What you need to do:
Quote exactly, and only, the lines from the one with "Write a LaTeX" down to the one with "(s2) at (141,460.5);", both included.

Material:

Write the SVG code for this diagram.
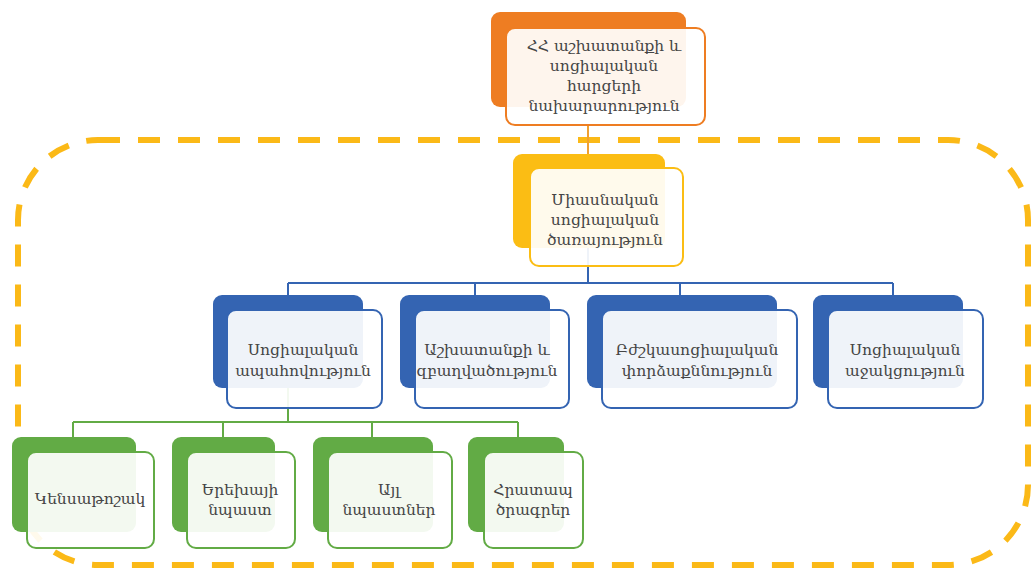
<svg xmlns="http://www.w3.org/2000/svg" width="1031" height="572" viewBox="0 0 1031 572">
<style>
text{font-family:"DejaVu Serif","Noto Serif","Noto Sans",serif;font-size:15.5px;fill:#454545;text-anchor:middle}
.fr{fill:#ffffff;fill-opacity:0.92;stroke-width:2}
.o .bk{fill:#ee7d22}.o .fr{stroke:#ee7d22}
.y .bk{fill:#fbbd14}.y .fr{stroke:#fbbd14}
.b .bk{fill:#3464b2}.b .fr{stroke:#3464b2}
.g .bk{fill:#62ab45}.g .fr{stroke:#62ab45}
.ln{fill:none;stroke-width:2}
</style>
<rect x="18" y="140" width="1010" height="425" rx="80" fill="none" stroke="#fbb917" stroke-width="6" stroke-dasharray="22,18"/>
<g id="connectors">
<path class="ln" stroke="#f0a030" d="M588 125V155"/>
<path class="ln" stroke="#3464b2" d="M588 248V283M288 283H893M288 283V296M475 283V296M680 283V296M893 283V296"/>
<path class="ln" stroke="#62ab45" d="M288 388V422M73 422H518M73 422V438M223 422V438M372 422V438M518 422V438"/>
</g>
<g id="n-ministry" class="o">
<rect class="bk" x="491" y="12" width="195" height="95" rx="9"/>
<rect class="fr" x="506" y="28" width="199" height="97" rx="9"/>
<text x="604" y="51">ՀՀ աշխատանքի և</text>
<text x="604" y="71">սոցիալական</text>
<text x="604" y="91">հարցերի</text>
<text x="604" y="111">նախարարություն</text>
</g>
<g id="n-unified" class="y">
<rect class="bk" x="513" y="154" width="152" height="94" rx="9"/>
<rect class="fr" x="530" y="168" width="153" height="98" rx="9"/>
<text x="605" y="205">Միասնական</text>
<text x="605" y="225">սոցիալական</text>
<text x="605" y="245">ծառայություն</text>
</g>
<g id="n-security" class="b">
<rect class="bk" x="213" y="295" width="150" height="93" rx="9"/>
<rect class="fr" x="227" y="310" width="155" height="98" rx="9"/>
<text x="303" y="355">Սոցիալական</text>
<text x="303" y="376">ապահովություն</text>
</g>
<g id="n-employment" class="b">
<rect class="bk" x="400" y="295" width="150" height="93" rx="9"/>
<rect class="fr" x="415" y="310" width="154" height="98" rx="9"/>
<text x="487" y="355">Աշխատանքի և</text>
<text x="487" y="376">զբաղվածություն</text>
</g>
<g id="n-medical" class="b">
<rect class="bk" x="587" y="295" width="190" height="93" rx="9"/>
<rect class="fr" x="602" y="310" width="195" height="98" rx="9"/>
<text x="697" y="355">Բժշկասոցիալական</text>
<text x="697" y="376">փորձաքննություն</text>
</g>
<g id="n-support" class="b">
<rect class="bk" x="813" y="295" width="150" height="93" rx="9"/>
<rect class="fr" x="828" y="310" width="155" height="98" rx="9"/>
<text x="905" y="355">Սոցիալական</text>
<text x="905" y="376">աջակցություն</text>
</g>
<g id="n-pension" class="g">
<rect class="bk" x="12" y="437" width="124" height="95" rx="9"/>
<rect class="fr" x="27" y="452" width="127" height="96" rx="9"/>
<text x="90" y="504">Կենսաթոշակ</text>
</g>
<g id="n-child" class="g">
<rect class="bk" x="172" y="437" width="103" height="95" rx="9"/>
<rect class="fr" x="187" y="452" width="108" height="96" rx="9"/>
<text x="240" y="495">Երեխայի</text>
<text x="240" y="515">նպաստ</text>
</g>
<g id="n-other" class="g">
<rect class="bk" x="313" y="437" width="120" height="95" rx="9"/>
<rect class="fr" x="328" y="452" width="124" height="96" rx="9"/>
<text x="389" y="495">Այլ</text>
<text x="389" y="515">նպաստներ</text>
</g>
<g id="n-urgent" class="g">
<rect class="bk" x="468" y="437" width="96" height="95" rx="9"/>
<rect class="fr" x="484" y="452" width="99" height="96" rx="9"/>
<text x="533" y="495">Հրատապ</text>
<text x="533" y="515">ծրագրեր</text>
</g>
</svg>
--
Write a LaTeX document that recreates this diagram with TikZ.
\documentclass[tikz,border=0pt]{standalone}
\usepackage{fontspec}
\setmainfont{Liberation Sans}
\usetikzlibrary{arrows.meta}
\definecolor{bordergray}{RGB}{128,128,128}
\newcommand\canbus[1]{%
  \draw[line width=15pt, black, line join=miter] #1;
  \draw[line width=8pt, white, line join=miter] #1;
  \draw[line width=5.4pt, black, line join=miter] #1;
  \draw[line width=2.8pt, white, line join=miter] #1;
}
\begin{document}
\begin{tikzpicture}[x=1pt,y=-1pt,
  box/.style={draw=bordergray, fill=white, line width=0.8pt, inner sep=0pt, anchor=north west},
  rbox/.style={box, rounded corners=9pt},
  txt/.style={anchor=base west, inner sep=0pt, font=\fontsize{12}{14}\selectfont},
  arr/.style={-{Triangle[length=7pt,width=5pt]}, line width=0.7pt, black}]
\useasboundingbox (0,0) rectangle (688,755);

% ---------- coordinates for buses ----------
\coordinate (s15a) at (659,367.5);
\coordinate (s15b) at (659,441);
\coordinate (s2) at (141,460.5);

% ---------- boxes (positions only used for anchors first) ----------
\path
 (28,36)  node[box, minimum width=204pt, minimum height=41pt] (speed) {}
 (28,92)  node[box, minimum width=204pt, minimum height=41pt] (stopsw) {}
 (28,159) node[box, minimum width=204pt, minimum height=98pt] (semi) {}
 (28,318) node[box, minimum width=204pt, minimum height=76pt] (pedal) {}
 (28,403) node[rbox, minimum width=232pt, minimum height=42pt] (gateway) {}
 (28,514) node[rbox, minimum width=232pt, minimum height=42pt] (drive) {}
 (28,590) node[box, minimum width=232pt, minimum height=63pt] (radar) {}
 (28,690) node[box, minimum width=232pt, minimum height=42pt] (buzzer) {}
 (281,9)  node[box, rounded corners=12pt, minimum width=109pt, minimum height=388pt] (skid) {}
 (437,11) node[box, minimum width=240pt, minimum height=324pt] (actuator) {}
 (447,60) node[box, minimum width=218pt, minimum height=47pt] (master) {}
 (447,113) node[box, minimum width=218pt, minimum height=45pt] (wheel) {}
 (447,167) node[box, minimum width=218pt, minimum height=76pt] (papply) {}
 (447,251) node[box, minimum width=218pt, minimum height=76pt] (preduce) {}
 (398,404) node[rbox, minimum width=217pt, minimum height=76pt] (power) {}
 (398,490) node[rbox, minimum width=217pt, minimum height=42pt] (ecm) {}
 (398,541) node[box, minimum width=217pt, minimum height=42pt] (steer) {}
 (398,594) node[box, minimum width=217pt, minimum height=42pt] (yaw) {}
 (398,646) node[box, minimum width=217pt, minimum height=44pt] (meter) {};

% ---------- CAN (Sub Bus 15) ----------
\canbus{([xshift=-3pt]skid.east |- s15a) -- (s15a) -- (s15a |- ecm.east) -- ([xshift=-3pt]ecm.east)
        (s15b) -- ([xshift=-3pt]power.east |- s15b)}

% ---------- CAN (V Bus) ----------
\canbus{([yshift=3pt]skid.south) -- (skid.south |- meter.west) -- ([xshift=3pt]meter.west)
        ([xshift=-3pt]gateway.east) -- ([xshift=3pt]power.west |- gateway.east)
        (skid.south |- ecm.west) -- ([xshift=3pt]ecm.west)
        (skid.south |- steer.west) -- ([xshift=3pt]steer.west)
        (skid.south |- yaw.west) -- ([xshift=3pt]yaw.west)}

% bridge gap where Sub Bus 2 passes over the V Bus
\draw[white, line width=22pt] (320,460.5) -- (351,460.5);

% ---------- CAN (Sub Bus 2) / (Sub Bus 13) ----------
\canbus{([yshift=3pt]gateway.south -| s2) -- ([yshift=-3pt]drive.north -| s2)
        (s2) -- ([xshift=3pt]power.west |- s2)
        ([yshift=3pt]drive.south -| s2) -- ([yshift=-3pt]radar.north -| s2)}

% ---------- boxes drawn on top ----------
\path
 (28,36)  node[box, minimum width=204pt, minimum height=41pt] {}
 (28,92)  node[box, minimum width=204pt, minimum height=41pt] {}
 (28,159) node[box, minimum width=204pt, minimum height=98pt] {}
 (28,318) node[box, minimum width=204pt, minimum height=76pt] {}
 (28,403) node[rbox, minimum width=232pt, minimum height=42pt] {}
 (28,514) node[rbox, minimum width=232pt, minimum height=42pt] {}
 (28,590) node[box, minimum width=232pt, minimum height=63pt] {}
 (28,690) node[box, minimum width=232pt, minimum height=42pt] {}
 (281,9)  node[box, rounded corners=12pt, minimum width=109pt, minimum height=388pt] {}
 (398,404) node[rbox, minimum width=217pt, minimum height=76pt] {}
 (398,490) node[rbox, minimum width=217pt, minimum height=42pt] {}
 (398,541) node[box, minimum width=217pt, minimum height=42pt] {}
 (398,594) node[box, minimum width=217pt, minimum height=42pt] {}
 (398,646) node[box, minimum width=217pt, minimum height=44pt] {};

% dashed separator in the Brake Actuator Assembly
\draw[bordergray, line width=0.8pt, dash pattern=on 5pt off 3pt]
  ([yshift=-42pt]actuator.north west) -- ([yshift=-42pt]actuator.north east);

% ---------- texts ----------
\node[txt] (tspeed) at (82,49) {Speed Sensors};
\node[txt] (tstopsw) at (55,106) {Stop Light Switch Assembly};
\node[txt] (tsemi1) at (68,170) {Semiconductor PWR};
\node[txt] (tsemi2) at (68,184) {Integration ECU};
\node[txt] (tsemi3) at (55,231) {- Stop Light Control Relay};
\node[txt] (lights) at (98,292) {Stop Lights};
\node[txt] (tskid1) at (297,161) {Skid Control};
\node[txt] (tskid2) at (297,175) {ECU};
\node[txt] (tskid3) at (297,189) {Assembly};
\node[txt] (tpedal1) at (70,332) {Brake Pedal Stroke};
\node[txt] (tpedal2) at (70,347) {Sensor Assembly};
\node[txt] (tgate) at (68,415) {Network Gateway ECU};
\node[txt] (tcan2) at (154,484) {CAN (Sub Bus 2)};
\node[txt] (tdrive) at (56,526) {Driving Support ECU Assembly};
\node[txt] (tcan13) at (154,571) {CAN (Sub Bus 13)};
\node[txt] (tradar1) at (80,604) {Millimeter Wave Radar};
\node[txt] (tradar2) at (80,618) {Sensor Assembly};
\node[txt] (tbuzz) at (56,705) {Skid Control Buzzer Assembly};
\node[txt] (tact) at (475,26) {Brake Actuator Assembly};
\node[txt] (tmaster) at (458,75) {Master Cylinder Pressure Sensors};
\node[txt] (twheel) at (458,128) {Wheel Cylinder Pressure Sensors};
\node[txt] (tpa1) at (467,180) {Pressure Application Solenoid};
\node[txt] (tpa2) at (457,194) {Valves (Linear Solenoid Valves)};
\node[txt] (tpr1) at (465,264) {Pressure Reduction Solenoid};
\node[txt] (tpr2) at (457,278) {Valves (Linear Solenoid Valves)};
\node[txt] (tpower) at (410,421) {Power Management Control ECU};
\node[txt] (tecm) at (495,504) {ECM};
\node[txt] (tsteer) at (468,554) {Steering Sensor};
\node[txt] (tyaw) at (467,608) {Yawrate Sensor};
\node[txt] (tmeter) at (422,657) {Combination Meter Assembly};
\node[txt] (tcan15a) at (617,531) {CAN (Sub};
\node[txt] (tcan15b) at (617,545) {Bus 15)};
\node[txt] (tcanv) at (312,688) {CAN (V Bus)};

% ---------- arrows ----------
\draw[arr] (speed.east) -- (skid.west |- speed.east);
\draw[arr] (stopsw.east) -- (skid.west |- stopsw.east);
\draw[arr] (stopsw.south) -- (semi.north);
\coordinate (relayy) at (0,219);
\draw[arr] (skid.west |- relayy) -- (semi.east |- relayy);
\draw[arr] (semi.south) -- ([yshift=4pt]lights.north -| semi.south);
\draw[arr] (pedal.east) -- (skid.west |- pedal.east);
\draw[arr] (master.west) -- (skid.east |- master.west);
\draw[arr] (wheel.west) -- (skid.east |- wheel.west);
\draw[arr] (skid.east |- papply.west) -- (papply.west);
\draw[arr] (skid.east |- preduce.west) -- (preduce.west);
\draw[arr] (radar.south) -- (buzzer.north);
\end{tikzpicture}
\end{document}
---
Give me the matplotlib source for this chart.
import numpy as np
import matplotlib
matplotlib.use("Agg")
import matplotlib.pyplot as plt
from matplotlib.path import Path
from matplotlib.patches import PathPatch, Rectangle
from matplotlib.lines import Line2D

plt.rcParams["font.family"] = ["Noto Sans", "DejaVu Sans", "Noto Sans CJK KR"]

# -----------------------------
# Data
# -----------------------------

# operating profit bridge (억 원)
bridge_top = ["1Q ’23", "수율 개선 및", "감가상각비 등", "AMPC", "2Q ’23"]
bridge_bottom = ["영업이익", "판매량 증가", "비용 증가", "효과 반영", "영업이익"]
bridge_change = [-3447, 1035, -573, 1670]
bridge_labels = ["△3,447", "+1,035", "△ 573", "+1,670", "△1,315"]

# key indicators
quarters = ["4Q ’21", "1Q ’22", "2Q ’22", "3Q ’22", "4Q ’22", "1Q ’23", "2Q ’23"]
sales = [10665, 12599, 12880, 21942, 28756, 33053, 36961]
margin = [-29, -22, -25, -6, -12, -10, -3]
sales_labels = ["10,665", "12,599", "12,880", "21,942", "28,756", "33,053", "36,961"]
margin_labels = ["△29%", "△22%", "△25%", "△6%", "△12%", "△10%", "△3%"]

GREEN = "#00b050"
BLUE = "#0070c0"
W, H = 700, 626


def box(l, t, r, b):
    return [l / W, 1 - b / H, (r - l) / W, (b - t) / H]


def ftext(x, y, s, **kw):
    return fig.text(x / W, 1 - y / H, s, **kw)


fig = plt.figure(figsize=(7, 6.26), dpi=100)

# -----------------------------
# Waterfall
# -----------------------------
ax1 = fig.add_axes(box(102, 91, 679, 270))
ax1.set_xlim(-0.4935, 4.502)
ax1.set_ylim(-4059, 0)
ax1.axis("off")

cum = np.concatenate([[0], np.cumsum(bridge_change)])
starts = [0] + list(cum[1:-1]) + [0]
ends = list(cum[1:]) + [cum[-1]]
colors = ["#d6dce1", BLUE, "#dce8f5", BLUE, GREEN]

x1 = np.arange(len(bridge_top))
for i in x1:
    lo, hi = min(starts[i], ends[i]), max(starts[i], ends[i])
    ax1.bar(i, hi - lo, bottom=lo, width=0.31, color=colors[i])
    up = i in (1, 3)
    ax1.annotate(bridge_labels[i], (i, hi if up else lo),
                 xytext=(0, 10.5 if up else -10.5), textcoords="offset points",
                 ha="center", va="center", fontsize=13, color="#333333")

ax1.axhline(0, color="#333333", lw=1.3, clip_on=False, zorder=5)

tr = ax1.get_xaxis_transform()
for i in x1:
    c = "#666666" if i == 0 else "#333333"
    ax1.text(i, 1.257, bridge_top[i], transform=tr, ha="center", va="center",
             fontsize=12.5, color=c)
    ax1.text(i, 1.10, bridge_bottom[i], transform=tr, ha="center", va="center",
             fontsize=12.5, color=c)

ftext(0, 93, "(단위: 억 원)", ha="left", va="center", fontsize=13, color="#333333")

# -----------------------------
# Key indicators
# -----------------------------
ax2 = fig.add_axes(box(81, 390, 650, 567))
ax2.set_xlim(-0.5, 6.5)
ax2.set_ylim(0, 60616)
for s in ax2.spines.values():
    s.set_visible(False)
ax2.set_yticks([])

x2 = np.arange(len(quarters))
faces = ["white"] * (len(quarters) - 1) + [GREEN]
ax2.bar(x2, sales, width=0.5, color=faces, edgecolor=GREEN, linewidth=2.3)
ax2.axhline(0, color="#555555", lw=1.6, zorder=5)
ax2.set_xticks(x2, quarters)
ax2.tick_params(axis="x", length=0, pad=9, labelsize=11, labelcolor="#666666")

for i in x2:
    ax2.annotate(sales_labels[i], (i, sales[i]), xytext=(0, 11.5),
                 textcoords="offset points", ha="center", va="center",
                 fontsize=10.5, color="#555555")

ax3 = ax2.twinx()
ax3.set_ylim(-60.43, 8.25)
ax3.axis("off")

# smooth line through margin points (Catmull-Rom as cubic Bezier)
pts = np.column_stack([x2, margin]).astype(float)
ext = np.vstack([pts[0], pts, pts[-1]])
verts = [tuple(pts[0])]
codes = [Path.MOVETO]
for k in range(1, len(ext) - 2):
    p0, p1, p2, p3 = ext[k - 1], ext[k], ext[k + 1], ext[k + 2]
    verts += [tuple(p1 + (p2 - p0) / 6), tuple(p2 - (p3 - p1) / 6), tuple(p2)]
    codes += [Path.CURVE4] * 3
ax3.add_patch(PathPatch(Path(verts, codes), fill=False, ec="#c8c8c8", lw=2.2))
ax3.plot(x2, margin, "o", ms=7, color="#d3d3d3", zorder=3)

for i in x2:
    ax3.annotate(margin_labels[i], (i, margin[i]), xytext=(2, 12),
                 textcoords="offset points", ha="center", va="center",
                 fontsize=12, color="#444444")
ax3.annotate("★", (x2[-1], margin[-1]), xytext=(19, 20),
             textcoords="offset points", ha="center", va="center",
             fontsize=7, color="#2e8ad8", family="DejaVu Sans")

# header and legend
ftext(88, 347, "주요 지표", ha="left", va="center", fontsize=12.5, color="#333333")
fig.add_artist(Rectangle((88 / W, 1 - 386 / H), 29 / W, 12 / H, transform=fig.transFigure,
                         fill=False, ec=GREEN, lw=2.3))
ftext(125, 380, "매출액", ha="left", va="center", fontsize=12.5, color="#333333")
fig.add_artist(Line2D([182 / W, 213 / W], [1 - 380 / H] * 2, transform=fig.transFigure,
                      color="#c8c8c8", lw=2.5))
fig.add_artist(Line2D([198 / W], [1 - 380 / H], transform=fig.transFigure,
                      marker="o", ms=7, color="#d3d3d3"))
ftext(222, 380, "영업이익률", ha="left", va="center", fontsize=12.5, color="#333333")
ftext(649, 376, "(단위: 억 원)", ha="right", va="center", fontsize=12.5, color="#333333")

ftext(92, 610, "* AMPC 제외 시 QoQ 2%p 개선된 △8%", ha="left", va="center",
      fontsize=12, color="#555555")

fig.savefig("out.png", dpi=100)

Exercise response:
Write a LaTeX document that recreates this diagram with TikZ.
\documentclass[tikz,border=0pt]{standalone}
\usepackage{fontspec}
\setmainfont{Liberation Sans}
\usetikzlibrary{arrows.meta}
\definecolor{bordergray}{RGB}{128,128,128}
\newcommand\canbus[1]{%
  \draw[line width=15pt, black, line join=miter] #1;
  \draw[line width=8pt, white, line join=miter] #1;
  \draw[line width=5.4pt, black, line join=miter] #1;
  \draw[line width=2.8pt, white, line join=miter] #1;
}
\begin{document}
\begin{tikzpicture}[x=1pt,y=-1pt,
  box/.style={draw=bordergray, fill=white, line width=0.8pt, inner sep=0pt, anchor=north west},
  rbox/.style={box, rounded corners=9pt},
  txt/.style={anchor=base west, inner sep=0pt, font=\fontsize{12}{14}\selectfont},
  arr/.style={-{Triangle[length=7pt,width=5pt]}, line width=0.7pt, black}]
\useasboundingbox (0,0) rectangle (688,755);

% ---------- coordinates for buses ----------
\coordinate (s15a) at (659,367.5);
\coordinate (s15b) at (659,441);
\coordinate (s2) at (141,460.5);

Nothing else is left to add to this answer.